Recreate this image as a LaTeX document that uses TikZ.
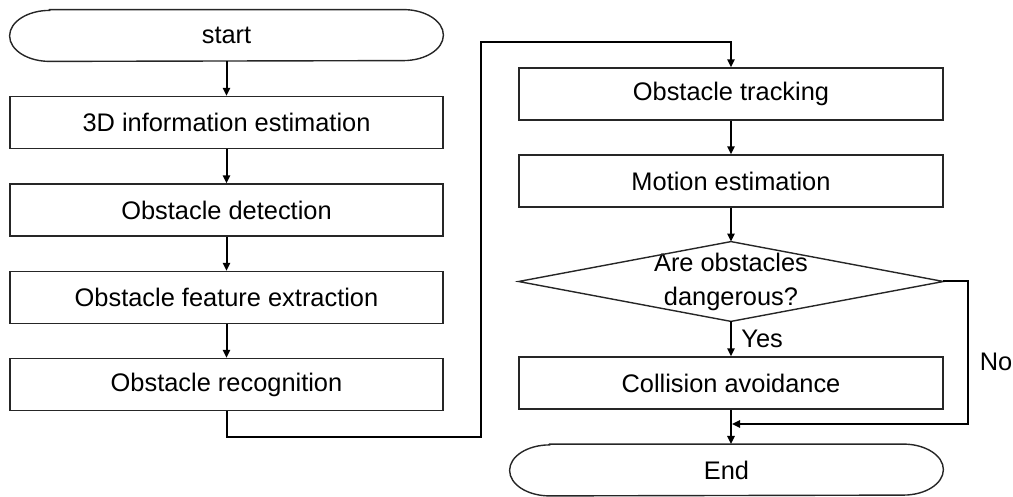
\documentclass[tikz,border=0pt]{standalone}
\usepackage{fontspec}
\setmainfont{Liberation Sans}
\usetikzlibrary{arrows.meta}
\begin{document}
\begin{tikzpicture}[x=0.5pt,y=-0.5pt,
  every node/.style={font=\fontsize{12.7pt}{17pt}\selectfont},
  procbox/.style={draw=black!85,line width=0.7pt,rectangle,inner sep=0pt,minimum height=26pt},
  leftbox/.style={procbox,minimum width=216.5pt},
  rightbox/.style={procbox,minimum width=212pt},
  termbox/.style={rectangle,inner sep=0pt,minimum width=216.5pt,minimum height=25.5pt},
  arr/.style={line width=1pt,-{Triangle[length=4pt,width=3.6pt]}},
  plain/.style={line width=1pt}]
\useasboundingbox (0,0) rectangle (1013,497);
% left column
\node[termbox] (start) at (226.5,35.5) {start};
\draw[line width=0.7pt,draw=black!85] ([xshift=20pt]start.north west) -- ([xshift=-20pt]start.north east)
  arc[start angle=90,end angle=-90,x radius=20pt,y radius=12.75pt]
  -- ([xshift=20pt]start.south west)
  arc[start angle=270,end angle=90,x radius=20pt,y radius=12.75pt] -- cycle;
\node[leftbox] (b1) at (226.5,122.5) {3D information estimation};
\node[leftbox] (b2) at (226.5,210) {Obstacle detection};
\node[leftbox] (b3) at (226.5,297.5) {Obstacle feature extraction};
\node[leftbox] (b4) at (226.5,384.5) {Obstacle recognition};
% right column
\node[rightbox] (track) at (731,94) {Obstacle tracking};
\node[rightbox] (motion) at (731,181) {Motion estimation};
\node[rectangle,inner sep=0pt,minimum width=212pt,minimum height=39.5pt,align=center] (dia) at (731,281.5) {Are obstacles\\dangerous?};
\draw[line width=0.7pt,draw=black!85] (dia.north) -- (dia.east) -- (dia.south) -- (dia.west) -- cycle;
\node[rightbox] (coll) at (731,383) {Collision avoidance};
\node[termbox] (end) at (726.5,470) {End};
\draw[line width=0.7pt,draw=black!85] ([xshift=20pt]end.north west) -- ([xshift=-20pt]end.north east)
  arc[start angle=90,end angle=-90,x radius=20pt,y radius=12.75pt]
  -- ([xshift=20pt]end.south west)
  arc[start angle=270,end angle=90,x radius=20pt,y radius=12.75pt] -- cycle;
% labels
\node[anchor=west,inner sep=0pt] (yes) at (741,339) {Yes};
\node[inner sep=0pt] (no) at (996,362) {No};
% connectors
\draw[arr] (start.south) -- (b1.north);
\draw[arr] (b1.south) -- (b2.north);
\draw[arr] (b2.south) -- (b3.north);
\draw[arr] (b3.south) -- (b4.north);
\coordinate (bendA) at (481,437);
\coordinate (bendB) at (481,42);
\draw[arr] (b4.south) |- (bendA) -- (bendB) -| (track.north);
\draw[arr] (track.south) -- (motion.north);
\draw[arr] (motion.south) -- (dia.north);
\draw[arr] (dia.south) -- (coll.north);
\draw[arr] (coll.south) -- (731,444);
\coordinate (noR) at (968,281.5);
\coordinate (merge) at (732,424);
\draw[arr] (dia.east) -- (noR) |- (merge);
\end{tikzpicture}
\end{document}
--
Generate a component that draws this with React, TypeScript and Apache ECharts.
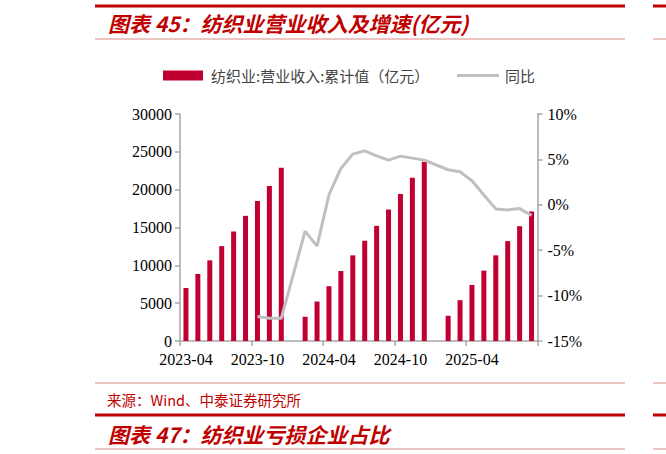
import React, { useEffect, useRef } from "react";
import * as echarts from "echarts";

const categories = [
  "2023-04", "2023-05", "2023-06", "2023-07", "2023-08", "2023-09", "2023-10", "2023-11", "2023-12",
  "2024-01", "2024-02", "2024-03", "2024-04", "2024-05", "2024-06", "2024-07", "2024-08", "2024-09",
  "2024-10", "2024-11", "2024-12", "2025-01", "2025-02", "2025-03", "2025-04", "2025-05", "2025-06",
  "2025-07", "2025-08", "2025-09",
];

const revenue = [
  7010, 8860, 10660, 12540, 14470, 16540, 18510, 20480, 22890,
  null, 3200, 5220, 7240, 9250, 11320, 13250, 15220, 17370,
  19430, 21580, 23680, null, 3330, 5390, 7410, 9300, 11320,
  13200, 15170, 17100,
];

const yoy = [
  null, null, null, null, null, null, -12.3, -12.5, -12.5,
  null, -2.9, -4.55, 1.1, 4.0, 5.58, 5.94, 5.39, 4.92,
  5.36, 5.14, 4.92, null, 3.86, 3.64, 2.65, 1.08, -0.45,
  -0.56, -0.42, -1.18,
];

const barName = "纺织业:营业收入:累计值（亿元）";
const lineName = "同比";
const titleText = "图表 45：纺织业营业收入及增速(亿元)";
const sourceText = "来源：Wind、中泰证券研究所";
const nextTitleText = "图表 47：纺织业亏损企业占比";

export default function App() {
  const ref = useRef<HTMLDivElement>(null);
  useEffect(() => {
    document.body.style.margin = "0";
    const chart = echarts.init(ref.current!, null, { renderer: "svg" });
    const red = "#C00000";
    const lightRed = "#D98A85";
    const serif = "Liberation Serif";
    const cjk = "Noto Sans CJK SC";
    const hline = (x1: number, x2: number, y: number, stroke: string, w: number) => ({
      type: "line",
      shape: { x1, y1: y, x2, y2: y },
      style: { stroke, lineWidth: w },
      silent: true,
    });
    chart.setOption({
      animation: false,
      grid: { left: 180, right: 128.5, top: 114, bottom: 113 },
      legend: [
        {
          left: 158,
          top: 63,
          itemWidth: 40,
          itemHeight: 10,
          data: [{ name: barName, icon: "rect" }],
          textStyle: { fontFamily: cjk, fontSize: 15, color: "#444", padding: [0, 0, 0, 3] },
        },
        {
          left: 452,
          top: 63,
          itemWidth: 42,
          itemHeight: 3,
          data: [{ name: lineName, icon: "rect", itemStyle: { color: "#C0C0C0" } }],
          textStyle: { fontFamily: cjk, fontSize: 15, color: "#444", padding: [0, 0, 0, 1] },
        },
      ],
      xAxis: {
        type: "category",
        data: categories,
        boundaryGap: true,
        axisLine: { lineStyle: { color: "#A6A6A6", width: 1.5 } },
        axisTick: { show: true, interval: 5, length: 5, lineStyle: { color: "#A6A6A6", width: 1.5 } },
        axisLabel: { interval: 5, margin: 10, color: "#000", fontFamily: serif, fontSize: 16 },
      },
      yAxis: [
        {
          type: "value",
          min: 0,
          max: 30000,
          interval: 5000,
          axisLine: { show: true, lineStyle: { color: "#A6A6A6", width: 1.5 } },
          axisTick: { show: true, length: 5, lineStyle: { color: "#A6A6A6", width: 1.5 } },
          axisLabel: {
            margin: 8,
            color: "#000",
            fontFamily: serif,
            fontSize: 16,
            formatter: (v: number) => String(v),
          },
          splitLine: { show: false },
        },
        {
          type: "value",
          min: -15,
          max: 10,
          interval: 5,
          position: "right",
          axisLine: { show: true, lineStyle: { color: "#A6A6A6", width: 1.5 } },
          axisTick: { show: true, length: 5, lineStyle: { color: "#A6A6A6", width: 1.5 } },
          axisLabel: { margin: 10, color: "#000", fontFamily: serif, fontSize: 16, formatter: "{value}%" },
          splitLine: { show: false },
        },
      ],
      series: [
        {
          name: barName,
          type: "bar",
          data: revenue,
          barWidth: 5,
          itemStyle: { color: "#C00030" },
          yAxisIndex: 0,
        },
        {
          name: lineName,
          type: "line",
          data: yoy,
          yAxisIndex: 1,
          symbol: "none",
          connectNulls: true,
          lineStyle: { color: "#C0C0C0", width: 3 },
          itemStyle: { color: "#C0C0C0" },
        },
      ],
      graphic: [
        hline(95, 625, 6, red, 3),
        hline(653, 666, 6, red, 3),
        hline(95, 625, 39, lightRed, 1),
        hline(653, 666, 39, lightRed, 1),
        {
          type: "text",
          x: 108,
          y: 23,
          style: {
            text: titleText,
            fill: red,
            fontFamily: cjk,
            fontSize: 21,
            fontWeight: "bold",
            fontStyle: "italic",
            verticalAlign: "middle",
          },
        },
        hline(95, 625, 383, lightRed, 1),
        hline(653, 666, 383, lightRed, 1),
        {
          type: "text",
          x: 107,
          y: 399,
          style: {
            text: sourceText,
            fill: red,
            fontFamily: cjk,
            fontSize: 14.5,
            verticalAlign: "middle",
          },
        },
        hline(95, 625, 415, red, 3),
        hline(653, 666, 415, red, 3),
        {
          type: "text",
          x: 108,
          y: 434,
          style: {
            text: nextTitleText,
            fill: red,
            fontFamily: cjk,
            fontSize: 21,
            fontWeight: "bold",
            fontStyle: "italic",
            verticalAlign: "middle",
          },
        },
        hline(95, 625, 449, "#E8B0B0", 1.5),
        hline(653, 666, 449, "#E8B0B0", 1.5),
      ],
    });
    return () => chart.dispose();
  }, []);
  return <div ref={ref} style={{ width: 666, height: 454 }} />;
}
---
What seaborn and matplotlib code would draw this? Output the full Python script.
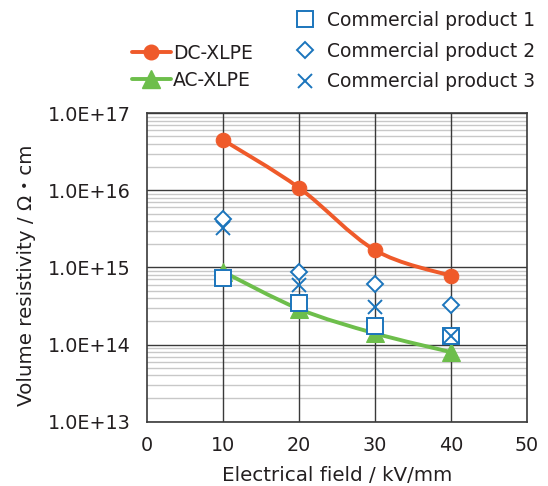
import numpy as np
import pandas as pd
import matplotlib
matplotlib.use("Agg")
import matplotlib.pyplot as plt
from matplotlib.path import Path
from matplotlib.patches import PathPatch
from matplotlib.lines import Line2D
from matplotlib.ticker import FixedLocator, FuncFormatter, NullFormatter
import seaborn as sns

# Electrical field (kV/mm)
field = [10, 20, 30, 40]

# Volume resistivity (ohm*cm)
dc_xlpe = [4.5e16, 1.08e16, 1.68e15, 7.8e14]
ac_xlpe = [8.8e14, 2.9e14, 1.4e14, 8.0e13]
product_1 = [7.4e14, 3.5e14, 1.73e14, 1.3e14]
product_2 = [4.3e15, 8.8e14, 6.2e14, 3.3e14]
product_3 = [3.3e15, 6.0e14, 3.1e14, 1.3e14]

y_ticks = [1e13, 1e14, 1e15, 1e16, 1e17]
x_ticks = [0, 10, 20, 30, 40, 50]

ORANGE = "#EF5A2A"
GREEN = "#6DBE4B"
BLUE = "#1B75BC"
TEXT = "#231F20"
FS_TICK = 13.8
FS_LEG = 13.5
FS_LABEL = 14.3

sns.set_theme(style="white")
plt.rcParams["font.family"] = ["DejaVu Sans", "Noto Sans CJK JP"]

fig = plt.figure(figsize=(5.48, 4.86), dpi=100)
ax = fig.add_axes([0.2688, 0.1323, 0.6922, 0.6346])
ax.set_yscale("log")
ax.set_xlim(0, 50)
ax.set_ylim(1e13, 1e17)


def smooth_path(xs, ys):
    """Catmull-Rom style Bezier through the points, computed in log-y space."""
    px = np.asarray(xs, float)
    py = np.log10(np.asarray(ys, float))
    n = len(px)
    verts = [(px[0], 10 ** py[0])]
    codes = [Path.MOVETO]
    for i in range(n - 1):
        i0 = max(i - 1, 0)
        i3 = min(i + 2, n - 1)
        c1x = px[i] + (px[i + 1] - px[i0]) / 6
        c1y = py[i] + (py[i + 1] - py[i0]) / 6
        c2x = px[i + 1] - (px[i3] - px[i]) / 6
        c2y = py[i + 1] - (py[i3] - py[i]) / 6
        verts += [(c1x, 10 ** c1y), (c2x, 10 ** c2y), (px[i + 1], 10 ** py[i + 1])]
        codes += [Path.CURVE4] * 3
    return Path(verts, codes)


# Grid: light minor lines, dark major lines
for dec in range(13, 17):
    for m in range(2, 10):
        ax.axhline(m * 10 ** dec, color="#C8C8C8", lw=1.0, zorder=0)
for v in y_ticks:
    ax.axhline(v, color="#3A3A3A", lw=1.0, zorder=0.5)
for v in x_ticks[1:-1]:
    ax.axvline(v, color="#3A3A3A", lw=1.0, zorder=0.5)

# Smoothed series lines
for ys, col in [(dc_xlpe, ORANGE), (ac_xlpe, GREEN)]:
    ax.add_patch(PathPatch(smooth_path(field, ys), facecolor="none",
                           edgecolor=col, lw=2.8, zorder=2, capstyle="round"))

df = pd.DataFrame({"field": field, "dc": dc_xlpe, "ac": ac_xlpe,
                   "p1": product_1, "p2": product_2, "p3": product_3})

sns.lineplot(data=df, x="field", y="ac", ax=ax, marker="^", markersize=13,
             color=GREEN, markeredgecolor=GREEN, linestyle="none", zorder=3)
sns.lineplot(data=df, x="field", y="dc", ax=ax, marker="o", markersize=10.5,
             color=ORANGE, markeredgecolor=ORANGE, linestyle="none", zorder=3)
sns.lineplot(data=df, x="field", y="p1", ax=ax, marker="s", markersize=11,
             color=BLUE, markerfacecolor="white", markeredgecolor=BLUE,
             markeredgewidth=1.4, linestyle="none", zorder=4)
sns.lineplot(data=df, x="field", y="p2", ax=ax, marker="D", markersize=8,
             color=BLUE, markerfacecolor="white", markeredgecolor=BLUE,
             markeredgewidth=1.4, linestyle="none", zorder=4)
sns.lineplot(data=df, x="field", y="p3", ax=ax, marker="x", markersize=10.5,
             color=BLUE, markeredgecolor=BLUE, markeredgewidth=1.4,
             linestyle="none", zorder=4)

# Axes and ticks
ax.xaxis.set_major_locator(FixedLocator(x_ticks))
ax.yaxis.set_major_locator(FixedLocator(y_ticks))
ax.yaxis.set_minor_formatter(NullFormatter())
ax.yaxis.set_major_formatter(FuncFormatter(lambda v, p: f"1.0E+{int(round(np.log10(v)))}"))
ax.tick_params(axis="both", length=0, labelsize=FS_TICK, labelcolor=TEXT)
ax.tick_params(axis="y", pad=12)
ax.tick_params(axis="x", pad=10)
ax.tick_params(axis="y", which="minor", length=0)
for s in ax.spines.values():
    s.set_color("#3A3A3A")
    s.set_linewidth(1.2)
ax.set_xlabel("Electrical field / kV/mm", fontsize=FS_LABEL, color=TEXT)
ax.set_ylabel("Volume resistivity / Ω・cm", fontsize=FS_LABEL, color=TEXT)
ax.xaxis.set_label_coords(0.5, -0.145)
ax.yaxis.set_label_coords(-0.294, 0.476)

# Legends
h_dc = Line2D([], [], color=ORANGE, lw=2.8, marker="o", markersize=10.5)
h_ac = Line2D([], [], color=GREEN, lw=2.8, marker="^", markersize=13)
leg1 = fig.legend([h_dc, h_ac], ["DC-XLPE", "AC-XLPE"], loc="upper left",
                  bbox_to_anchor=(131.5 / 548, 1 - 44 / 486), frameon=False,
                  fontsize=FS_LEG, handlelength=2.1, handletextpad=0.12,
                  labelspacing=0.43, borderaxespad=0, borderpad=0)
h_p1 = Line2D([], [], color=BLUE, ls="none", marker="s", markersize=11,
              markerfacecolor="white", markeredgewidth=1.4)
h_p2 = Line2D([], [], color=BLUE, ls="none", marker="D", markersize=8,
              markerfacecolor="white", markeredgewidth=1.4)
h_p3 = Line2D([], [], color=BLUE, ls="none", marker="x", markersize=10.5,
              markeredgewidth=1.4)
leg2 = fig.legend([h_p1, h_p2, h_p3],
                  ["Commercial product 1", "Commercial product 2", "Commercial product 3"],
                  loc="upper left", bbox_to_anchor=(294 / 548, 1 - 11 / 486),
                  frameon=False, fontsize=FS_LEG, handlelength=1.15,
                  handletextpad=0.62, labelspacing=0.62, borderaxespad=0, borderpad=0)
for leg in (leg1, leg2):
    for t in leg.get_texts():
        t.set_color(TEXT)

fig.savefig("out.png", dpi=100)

> Task directions
Return exactly the lines from the one with "What seaborn and" to the one with "ax.set_ylim(1e13, 1e17)", both ends kept, and only those. Images are left out.

> Answer to the problem
What seaborn and matplotlib code would draw this? Output the full Python script.
import numpy as np
import pandas as pd
import matplotlib
matplotlib.use("Agg")
import matplotlib.pyplot as plt
from matplotlib.path import Path
from matplotlib.patches import PathPatch
from matplotlib.lines import Line2D
from matplotlib.ticker import FixedLocator, FuncFormatter, NullFormatter
import seaborn as sns

# Electrical field (kV/mm)
field = [10, 20, 30, 40]

# Volume resistivity (ohm*cm)
dc_xlpe = [4.5e16, 1.08e16, 1.68e15, 7.8e14]
ac_xlpe = [8.8e14, 2.9e14, 1.4e14, 8.0e13]
product_1 = [7.4e14, 3.5e14, 1.73e14, 1.3e14]
product_2 = [4.3e15, 8.8e14, 6.2e14, 3.3e14]
product_3 = [3.3e15, 6.0e14, 3.1e14, 1.3e14]

y_ticks = [1e13, 1e14, 1e15, 1e16, 1e17]
x_ticks = [0, 10, 20, 30, 40, 50]

ORANGE = "#EF5A2A"
GREEN = "#6DBE4B"
BLUE = "#1B75BC"
TEXT = "#231F20"
FS_TICK = 13.8
FS_LEG = 13.5
FS_LABEL = 14.3

sns.set_theme(style="white")
plt.rcParams["font.family"] = ["DejaVu Sans", "Noto Sans CJK JP"]

fig = plt.figure(figsize=(5.48, 4.86), dpi=100)
ax = fig.add_axes([0.2688, 0.1323, 0.6922, 0.6346])
ax.set_yscale("log")
ax.set_xlim(0, 50)
ax.set_ylim(1e13, 1e17)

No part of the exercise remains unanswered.